Originally Posted by frazod
The industrial revolution would have ended slavery just as certainly as the war did, only without half a million casualties.
That is a gross oversimplification:
1) War had become an inevitability. It was an issue that was punted on for years by Fillmore, Pierce, and Buchanan. In a very inept manner that pitted the South against the Union. The Confederacy rebellion had been brewing and likely was inevitable, unless the Union granted major concessions that we would to this day, very much regret. Conflict was inevitable. And the Union had to balance out resisting conflict vs. squashing it -- being weak and sitting back and doing nothing was NOT an option. Lincoln chose to squash it once and for all. Devastating, but think about the implications of if he would have lost.

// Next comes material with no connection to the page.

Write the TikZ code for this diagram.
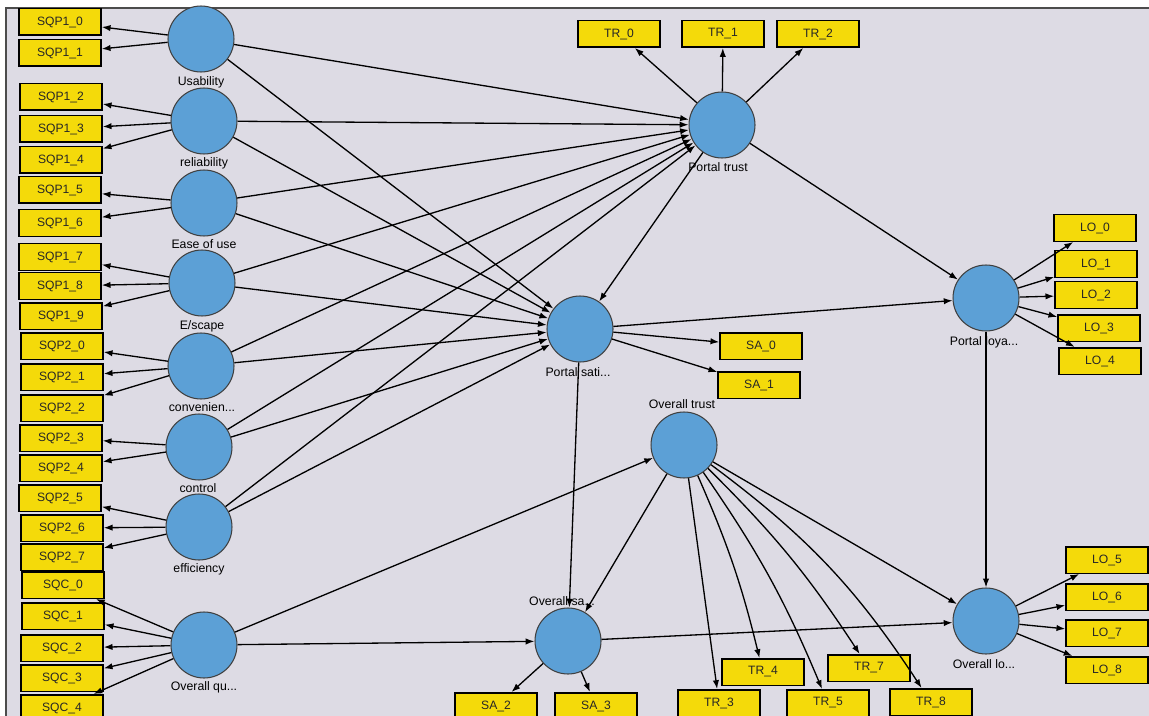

2) The industrial revolution argument is one that is nice in theory, but it isn't backed by scholars. There is no proof that the southern cotton trade was declining anytime soon, in fact scholars believe the trade was growing and likely would have continued on for years. The Civil War accelerated the path to phasing out slavery, it eliminated outright the disgusting practice of slavery, and allowed America to accelerate the path to a unified nation
3) Lives were lost during the Civil War. But how many years of continued conflict and rebellion, especially between an industrial north and an agrarian south, both of whom relied heavily on each other and needed each other for trade... how many lives would we have lost?
4) Let's not rule out that punting on this issue wouldn't have led to an eventual rebellion. Especially as an agrarian south that was losing money from an increasingly less profitable slave trade wanted more.
The idea that the industrial revolution would have ended the civil war is based on pie-in-the-sky logic. We lost lives. But look at the benefits. It also saved the lives of slaves from maybe 20+ years of the continued practice of abuse and slavery. It kept the south from seceding from the union. It forced the north and south to learn to work together, which was incredibly important as the north began to industrialize while the south had superior agrarian resources. And it also kept us from 20 or so years of heated border tensions between the two regions. It arguably helped us accelerate expansion of the US as well as accelerate our industrial strength.
So no, I do not believe Lincoln did "terrible things" nor do I believe there was any other option but to go to war with the objective of creating a non-slave union.